To run the script, you can use:

python github.py -t {github_token} -u {URL} -e /catalog /register

To get a token, you can login to GitHub then go to https://github.com/settings/tokens and click "Generate new token (classic)" from the "Generate new token" dropdown.

Figure 22 - GitHub Token Creation

The script allows you to set any directories you want to omit with -e and can return a list of possible URL paths.

Figure 23 - GitHub API Script Results

It is important to note that the directories returned from the script are just paths that are present in public code repositories. They may be a list of fake paths that someone added to a list and when navigated to return 404 responses, but sometimes there are a few endpoint that are valid and not indexed in Google that can lead to a section of the application that would have otherwise been undiscovered.

WRAP-UP

The methodology that I have had the most success with is to manually browse the application UI as that is an easy way to find webpages.

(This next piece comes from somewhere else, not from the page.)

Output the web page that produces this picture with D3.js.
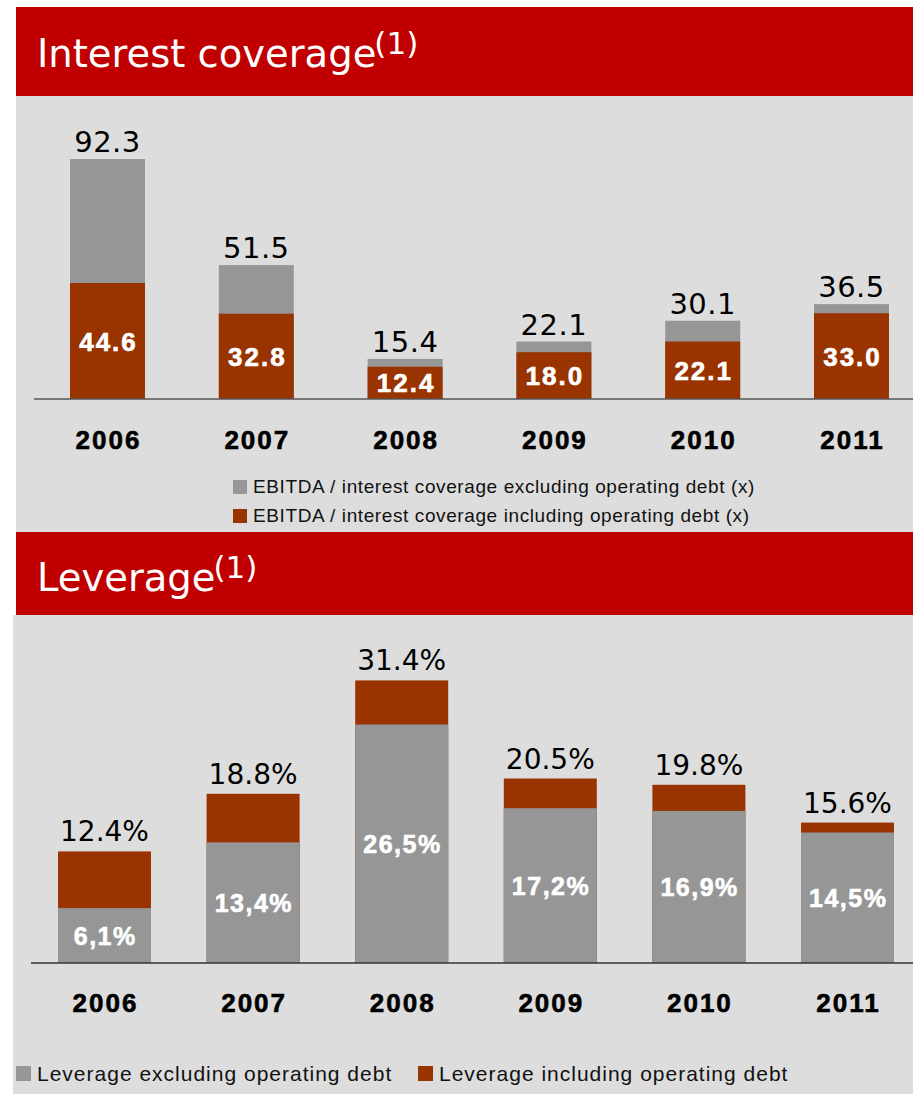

While I do that, I may run a basic web crawler to find any indexed pages that might have been hidden in the UI.

Then, I'll look for any headers or use a fingerprinting tool to help identify what server or coding language is in use and use AI to generate a list of common file paths or file locations I can use with Burp Suite or FFuF. Typically, I keep generated lists short, under 5000 lines.

Then, I'll use the Google filters to find any indexed file paths, and search GitHub, using the API script to omit results if results are large.

If none of that yields results, I'll use a wordlist or two from Seclists to perform forced-browsing and do recursive searches on anything that comes back with a valid response code, making sure to keep in mind if the target application requires file extensions or not.

In the end, you may find a path that allows sensitive data or administrative functionality that would have otherwise been missed if only one discovery method was used.

PREVENTION

To help prevent enumeration on your own applications, make sure you are using web application firewalls (WAFs). Which can prevent a large number of requests from being processed by a user which can limit how many requests can be sent when doing forced-browsing.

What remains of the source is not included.